### SOURCE DATA
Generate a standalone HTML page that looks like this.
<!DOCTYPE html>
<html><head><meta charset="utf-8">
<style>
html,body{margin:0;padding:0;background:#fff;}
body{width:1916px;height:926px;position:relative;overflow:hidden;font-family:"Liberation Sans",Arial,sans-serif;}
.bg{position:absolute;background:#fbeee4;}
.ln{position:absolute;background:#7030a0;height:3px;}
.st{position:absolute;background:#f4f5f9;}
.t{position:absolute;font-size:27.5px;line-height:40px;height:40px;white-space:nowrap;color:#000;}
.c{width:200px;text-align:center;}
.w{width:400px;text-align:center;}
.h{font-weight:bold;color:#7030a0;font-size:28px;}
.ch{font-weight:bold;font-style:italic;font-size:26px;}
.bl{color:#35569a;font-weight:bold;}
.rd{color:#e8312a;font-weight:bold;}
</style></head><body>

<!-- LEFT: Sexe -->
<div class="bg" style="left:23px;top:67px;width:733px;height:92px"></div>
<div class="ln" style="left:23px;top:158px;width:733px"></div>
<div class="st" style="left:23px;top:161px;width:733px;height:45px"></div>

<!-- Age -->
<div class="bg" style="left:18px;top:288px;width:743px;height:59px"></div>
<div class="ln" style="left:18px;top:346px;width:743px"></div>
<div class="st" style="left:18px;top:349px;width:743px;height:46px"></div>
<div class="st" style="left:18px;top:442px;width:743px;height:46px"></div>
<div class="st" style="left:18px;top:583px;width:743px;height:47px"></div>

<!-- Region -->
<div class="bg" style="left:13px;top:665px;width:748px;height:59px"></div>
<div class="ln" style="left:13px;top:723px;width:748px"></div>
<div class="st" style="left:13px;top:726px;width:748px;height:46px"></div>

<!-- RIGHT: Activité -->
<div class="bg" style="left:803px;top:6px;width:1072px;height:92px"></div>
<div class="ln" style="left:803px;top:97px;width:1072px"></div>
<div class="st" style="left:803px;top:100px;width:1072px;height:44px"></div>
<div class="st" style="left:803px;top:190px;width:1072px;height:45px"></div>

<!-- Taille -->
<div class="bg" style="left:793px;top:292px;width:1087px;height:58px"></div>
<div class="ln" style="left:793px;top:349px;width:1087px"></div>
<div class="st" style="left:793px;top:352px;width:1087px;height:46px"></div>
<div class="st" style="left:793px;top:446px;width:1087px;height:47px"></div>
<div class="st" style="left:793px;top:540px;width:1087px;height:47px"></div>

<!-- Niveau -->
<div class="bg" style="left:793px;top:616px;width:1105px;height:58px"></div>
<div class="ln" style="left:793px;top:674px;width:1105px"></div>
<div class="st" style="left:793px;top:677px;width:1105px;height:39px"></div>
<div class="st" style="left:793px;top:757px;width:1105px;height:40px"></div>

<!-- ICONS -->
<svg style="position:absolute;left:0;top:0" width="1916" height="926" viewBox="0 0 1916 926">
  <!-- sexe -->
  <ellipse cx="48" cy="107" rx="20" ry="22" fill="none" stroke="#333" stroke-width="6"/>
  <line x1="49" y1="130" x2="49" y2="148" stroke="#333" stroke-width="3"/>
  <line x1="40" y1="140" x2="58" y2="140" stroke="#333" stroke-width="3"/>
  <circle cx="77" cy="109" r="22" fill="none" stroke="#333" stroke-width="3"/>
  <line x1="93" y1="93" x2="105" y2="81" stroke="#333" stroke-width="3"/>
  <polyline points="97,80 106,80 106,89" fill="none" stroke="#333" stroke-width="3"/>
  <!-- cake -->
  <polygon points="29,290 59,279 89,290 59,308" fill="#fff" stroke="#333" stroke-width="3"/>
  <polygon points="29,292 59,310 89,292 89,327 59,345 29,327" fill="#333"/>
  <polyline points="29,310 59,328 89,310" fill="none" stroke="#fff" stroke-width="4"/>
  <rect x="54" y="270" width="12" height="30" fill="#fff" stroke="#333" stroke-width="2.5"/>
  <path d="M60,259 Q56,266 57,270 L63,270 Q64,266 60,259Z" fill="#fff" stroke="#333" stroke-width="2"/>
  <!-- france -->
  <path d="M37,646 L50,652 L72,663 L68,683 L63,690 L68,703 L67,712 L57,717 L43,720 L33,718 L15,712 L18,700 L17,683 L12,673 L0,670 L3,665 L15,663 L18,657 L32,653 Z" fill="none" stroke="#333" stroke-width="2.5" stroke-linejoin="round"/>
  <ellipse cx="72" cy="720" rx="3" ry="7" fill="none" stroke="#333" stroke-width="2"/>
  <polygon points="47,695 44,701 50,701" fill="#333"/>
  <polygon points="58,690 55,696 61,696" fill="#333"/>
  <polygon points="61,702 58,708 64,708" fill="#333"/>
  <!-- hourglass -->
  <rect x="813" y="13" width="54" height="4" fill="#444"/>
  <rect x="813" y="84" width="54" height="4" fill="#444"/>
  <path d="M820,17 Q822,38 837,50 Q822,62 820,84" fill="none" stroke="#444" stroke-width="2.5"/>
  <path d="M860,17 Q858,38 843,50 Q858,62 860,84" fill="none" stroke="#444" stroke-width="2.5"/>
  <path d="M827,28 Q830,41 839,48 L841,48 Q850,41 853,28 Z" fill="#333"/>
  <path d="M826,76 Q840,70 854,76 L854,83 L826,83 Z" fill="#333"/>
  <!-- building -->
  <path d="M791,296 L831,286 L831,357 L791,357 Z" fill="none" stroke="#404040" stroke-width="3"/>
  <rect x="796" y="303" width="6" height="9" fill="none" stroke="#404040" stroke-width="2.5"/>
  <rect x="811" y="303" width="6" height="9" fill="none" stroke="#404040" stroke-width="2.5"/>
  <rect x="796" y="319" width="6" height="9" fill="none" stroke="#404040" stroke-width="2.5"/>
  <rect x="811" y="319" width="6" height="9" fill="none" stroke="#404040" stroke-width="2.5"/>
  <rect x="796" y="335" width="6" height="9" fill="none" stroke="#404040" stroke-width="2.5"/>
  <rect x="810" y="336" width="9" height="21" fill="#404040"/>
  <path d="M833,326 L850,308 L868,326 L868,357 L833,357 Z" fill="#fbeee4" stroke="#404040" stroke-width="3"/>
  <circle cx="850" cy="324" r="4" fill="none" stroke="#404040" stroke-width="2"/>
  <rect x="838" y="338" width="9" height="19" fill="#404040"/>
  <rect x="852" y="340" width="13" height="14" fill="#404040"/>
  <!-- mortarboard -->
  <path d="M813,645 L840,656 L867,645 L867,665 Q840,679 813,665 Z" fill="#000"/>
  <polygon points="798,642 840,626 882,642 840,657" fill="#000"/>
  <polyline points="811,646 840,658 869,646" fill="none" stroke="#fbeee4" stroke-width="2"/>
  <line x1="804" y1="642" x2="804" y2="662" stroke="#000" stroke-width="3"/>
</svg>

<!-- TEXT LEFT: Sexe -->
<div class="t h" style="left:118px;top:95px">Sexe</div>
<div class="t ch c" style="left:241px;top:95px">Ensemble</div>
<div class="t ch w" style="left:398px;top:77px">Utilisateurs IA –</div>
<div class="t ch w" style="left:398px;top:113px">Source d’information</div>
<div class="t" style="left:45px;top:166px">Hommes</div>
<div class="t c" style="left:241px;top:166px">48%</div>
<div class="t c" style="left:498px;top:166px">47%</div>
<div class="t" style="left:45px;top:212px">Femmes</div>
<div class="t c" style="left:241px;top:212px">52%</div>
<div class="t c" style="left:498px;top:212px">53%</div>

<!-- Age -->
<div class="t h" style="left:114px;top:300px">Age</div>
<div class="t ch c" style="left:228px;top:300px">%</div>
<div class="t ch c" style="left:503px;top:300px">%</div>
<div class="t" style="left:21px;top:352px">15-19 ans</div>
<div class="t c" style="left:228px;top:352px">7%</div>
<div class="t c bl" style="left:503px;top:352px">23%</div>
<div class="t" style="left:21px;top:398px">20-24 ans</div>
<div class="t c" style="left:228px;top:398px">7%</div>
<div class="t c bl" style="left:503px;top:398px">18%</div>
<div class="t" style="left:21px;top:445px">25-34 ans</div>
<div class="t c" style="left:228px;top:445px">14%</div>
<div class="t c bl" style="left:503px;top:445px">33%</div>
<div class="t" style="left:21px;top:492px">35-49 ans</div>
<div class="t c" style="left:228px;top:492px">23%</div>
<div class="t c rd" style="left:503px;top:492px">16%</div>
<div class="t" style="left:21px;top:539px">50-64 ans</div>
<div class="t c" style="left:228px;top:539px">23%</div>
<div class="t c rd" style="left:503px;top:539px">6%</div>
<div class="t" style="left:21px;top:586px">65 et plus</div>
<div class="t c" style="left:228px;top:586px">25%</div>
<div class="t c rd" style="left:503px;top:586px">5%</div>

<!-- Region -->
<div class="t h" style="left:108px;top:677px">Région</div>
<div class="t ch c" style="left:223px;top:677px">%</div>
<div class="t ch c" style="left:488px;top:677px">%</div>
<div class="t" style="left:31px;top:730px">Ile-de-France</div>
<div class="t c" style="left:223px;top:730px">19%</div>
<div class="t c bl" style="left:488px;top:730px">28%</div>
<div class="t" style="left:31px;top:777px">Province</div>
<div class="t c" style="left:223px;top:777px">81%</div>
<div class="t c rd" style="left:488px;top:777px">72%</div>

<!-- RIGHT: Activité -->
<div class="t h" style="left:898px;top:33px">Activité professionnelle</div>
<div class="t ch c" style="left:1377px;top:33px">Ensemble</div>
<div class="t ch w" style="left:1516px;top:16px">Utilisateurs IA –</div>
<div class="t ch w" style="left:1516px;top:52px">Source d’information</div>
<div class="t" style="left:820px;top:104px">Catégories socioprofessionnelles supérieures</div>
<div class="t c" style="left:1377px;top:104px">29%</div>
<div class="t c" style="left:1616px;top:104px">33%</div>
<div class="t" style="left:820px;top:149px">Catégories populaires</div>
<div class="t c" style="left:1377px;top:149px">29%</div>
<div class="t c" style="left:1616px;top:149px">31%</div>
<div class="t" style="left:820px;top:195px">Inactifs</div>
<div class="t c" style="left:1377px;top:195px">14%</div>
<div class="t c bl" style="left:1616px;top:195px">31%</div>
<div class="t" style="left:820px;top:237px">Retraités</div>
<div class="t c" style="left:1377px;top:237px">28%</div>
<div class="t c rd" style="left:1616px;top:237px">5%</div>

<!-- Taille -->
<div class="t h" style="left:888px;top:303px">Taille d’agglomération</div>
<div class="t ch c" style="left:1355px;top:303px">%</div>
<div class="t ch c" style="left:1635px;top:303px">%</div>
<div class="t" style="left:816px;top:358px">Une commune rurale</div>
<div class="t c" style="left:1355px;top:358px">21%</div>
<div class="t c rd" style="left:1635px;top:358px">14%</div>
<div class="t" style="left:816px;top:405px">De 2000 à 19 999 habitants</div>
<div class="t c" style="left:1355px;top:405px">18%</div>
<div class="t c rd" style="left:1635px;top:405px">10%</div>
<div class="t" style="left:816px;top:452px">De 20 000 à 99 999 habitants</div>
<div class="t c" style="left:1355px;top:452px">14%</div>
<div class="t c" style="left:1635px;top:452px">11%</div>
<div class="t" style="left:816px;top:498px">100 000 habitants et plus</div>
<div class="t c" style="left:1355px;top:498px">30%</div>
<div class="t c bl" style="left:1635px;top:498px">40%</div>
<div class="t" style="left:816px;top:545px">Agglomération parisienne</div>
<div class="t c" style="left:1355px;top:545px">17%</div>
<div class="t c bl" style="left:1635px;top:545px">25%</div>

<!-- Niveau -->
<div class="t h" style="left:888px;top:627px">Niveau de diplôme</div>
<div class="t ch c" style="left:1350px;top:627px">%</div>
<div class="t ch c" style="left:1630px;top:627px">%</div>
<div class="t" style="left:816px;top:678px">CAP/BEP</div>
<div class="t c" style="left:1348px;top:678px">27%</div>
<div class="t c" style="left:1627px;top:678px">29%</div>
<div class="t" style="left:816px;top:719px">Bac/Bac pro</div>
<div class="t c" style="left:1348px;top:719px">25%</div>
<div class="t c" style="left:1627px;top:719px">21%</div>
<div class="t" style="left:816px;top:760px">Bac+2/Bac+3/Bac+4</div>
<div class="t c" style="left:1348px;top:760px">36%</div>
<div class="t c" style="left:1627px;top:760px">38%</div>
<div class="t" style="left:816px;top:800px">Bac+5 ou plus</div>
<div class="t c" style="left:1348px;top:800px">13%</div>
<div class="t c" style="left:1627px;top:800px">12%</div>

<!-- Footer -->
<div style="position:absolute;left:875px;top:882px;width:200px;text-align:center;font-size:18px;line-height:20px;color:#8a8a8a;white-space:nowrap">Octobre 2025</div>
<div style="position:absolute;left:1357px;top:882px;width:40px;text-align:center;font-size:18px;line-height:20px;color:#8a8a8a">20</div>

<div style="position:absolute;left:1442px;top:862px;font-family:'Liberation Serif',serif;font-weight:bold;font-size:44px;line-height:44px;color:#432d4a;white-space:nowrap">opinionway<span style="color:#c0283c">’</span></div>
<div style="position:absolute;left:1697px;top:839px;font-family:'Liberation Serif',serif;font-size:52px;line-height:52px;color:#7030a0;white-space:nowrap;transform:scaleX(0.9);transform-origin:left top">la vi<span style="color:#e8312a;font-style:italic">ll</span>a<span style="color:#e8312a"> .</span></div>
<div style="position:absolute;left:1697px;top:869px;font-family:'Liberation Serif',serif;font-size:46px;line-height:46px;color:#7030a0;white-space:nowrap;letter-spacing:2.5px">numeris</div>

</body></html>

### EXERCISE BRIEF
Lines from the beginning of the data above through the line containing "</style></head><body>" are to be returned exactly, and no others.

### ANSWER FOR THE TASK
Generate a standalone HTML page that looks like this.
<!DOCTYPE html>
<html><head><meta charset="utf-8">
<style>
html,body{margin:0;padding:0;background:#fff;}
body{width:1916px;height:926px;position:relative;overflow:hidden;font-family:"Liberation Sans",Arial,sans-serif;}
.bg{position:absolute;background:#fbeee4;}
.ln{position:absolute;background:#7030a0;height:3px;}
.st{position:absolute;background:#f4f5f9;}
.t{position:absolute;font-size:27.5px;line-height:40px;height:40px;white-space:nowrap;color:#000;}
.c{width:200px;text-align:center;}
.w{width:400px;text-align:center;}
.h{font-weight:bold;color:#7030a0;font-size:28px;}
.ch{font-weight:bold;font-style:italic;font-size:26px;}
.bl{color:#35569a;font-weight:bold;}
.rd{color:#e8312a;font-weight:bold;}
</style></head><body>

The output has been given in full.